_WHAT TO PRODUCE_.
Copy the lines of the data below exactly, starting at the first and stopping after the line that contains "28, 28.5, 29, 29.5, 30, 30.5, 31, 31.5, 32, 32.5, 33];"; include no pictures.

_COLLECTED DATA_.

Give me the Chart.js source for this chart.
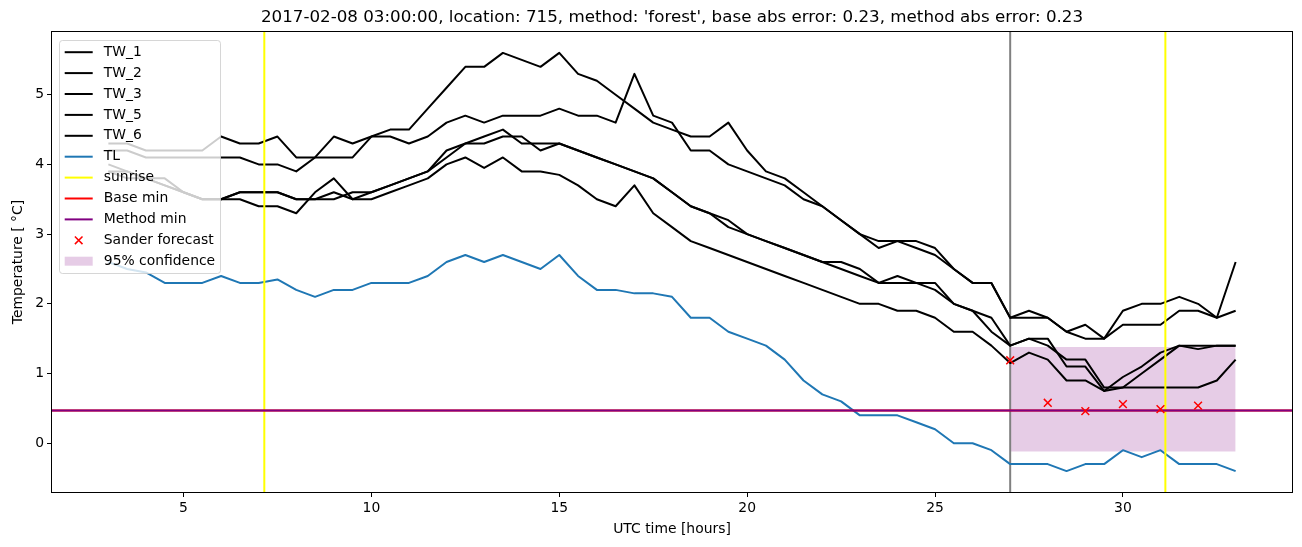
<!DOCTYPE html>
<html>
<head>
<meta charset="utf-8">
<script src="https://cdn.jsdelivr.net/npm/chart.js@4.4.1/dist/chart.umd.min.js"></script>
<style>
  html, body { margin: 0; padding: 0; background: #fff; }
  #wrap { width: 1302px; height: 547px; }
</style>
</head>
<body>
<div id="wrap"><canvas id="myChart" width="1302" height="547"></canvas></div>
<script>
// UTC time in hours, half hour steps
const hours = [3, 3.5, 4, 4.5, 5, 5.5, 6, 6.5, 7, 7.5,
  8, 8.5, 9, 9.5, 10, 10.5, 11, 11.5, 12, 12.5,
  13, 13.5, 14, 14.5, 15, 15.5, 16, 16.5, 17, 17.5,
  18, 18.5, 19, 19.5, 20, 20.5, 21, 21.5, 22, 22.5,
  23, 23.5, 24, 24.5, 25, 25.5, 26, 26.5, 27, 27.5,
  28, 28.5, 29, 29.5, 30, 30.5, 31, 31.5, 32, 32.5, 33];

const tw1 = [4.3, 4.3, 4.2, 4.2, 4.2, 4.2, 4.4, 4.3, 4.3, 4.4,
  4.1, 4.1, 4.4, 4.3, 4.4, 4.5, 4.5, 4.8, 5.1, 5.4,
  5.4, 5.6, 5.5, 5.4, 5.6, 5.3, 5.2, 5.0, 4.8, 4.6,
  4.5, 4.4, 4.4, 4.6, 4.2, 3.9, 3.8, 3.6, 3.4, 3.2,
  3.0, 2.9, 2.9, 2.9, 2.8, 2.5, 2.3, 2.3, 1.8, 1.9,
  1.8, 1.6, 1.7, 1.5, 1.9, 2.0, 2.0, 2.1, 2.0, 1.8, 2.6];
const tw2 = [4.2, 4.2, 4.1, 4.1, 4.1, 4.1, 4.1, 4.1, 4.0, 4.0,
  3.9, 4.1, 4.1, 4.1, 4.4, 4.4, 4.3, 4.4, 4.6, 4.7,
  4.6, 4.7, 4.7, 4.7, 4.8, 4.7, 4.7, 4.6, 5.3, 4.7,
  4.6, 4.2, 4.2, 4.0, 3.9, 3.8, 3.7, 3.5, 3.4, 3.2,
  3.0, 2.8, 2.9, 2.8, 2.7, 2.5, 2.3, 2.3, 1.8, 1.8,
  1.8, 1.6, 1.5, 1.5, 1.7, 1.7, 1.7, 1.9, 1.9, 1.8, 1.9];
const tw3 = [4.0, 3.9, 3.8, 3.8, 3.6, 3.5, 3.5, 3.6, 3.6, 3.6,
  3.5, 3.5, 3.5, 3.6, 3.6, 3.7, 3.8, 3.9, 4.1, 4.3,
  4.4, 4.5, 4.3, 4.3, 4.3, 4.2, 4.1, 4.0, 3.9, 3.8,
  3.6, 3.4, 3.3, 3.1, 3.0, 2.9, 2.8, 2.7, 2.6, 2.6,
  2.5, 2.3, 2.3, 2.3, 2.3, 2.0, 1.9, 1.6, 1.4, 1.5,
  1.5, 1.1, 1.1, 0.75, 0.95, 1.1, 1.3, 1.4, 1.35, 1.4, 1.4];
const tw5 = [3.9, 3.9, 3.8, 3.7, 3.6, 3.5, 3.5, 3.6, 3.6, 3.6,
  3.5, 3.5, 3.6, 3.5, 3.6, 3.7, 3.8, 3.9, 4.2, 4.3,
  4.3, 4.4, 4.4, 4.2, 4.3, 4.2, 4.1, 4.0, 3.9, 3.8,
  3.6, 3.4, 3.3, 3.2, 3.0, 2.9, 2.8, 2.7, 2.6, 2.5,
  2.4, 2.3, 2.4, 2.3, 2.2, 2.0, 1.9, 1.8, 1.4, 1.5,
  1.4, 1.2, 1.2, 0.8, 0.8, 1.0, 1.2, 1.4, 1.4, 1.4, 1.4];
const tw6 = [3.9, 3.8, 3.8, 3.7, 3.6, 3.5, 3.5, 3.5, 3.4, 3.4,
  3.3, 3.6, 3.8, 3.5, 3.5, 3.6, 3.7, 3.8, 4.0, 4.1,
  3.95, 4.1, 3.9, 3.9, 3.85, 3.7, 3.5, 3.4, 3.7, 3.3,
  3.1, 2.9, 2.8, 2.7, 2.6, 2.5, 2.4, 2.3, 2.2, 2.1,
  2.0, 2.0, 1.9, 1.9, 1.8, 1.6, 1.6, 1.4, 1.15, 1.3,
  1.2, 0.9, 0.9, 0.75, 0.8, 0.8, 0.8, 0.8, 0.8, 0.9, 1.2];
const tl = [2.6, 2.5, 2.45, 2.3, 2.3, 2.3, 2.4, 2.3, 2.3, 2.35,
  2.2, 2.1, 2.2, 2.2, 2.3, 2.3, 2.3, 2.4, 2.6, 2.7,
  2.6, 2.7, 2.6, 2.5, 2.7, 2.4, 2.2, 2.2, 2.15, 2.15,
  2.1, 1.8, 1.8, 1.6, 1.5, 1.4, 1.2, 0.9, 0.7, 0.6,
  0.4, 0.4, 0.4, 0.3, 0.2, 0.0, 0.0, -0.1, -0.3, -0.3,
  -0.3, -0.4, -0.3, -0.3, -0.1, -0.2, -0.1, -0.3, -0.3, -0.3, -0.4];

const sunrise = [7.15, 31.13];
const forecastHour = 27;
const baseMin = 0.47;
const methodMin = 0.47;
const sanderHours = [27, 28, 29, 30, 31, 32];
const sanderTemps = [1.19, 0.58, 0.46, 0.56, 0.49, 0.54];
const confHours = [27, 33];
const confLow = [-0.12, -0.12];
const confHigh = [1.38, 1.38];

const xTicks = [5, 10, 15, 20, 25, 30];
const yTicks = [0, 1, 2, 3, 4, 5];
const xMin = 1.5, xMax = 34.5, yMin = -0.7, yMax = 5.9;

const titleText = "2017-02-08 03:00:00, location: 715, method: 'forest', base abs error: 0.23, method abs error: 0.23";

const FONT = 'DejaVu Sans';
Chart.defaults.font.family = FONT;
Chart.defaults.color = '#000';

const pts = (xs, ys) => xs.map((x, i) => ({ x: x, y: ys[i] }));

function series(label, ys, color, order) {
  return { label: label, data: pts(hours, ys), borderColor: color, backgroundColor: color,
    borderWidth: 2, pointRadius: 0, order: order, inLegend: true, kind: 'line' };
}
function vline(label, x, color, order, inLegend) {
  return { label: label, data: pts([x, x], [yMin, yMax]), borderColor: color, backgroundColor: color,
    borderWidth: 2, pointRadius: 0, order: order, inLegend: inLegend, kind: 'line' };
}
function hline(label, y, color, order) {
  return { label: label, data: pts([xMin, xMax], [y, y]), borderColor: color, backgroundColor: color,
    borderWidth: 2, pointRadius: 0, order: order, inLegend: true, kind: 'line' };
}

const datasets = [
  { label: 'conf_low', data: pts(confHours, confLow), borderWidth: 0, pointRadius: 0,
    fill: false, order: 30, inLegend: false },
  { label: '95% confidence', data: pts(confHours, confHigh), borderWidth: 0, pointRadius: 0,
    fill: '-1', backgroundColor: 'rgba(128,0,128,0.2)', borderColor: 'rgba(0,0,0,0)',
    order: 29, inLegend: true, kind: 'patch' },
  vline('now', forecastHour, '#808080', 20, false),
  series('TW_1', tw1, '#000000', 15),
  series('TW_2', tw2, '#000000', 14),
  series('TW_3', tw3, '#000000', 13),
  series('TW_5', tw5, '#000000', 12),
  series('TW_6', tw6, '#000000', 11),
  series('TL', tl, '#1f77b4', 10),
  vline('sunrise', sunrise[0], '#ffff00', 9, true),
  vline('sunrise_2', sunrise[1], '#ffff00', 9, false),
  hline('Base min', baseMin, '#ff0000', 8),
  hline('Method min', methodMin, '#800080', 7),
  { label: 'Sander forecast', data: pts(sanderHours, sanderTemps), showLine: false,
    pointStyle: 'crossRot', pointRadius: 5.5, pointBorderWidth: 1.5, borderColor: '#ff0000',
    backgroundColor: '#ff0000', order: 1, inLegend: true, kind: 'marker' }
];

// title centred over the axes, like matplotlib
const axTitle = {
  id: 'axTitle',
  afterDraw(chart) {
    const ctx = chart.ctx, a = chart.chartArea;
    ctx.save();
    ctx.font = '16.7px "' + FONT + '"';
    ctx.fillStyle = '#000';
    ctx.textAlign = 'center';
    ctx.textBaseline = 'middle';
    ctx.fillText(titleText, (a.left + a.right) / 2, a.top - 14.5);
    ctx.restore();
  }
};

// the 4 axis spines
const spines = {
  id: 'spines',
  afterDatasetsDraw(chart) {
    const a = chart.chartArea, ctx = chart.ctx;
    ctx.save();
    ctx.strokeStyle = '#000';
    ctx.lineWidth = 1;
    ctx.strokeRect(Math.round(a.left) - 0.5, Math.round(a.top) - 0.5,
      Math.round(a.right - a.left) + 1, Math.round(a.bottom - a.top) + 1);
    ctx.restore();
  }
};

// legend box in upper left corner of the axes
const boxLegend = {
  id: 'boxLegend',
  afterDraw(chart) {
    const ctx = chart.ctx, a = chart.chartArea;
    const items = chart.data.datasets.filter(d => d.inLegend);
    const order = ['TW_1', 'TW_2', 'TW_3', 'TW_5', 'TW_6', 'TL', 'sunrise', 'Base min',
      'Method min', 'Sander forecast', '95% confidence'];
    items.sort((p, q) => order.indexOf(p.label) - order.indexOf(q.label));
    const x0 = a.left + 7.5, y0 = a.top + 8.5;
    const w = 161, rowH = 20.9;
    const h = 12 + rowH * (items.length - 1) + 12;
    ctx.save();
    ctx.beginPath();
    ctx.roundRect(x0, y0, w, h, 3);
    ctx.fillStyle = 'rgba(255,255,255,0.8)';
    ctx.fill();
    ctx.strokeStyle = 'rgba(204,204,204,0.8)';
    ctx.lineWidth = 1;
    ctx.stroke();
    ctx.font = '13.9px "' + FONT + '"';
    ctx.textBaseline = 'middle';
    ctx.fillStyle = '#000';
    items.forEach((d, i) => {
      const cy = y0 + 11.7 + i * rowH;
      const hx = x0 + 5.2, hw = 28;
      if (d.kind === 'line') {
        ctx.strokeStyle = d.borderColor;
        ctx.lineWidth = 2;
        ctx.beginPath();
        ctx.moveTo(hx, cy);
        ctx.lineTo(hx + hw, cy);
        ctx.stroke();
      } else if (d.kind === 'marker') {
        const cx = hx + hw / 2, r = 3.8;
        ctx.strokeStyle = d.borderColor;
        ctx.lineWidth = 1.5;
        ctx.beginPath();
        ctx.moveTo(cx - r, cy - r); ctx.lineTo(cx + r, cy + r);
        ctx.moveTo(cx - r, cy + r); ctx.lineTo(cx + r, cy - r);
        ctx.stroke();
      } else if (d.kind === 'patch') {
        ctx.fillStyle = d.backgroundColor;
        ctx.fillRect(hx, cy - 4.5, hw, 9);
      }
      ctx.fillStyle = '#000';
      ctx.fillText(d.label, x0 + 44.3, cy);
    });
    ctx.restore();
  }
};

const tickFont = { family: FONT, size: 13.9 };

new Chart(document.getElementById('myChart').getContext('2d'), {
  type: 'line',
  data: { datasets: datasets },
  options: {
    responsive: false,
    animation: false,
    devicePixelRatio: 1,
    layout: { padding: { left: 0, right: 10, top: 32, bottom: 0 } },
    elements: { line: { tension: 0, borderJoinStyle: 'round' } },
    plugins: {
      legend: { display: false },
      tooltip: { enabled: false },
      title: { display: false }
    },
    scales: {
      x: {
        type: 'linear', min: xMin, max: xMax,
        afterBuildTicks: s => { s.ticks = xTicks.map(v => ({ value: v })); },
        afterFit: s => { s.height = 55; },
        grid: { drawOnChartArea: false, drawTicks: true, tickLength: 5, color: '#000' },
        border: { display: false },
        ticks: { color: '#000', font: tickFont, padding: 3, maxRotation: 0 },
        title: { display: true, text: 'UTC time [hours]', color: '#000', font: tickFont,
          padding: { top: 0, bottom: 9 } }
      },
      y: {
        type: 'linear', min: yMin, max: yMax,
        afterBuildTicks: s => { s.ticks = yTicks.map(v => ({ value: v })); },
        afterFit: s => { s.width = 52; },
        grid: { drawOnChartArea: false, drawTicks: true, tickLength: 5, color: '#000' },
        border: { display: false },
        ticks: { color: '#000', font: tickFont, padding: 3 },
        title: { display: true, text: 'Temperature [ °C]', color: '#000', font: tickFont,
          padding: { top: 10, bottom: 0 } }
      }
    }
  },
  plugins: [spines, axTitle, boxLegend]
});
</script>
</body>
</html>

_TASK RESPONSE_.
Give me the Chart.js source for this chart.
<!DOCTYPE html>
<html>
<head>
<meta charset="utf-8">
<script src="https://cdn.jsdelivr.net/npm/chart.js@4.4.1/dist/chart.umd.min.js"></script>
<style>
  html, body { margin: 0; padding: 0; background: #fff; }
  #wrap { width: 1302px; height: 547px; }
</style>
</head>
<body>
<div id="wrap"><canvas id="myChart" width="1302" height="547"></canvas></div>
<script>
// UTC time in hours, half hour steps
const hours = [3, 3.5, 4, 4.5, 5, 5.5, 6, 6.5, 7, 7.5,
  8, 8.5, 9, 9.5, 10, 10.5, 11, 11.5, 12, 12.5,
  13, 13.5, 14, 14.5, 15, 15.5, 16, 16.5, 17, 17.5,
  18, 18.5, 19, 19.5, 20, 20.5, 21, 21.5, 22, 22.5,
  23, 23.5, 24, 24.5, 25, 25.5, 26, 26.5, 27, 27.5,
  28, 28.5, 29, 29.5, 30, 30.5, 31, 31.5, 32, 32.5, 33];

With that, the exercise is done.